The workshop will provide an overview of the intellectual heritage of multimodal research methods, a background that cuts across anthropology, sociology, education, gender and childhood and youth studies, and often brushes with developments in the arts, humanities, and visual culture. Special attention will be given to the contribution that the theoretical traditions of phenomenology and the focus on the senses play in shaping the theoretically languages of multimodality and the metaphors that we might draw on in order to help orient the analysis of multimodal data.
The practice elements of the workshop consist of a series of exercises and activities throughout the day that engage the senses to start off with as well as taking students outside the classroom and introducing them to techniques such as collage for mixing modes and media.
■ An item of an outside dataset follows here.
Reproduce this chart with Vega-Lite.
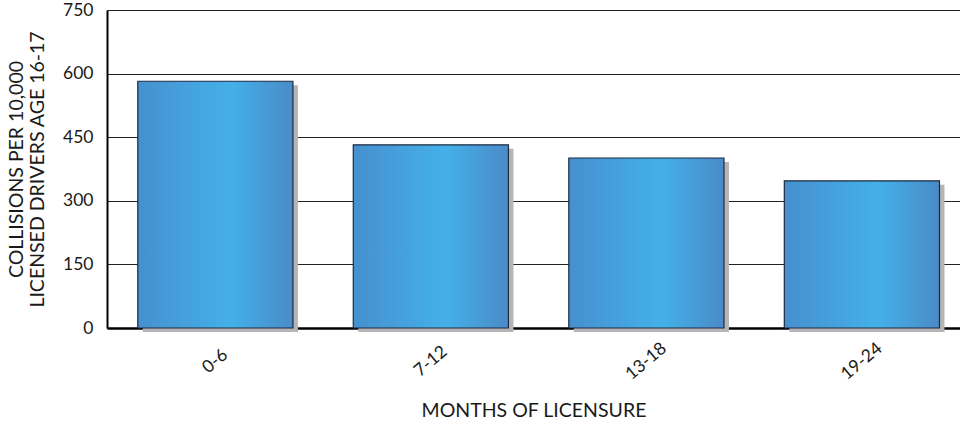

Working in pairs and small groups and using the FU campus as a ‘fieldsite’, we will collectively generate a ‘flash’ multimodal ethnography. Ethical and practical issues around working with non-textual data will also be addressed.
The workshop is designed for all level and no prior experience is need. Participants will be supported to develop confidence in handling non-textual data and to develop non-textual ways of knowing. By the end of the workshop, participants will have a gained an understanding of multimodal approaches to qualitative research in the social sciences, how such approaches can be used for data collection, and in what ways they can approach analysis of multimodal data.
Melissa Nolas is an independent scholar and visual sociologist. She leads the Childhood Publics Research Programme and has published widely in anthropology, sociology, gender and childhood and youth studies, as well as research methods. In 2021, she co-founded and now directs the Children’s Photography Archive C.I.C. which grew out of her multimodal ethnographic research with children and her interests in archiving, collecting, and making social science public. As an editor, she is known for the journal entanglements: experiments in multimodal ethnography (2018-2022) an experimental, open access publishing project which she co-founded. She holds significant expertise in participatory, qualitative research methodology and ethics, including creative, inventive and visual methods, and has experience of research in majority and minority world contexts. Her public engagement and impact work span exhibitions of children’s photography, blogging, podcasts, public science writing, crowdsourcing, database activism, and working with schools. She is a Fellow of the Software Sustainability Institute and Emeritus Professor in Visual Sociology at Goldsmiths, University of London.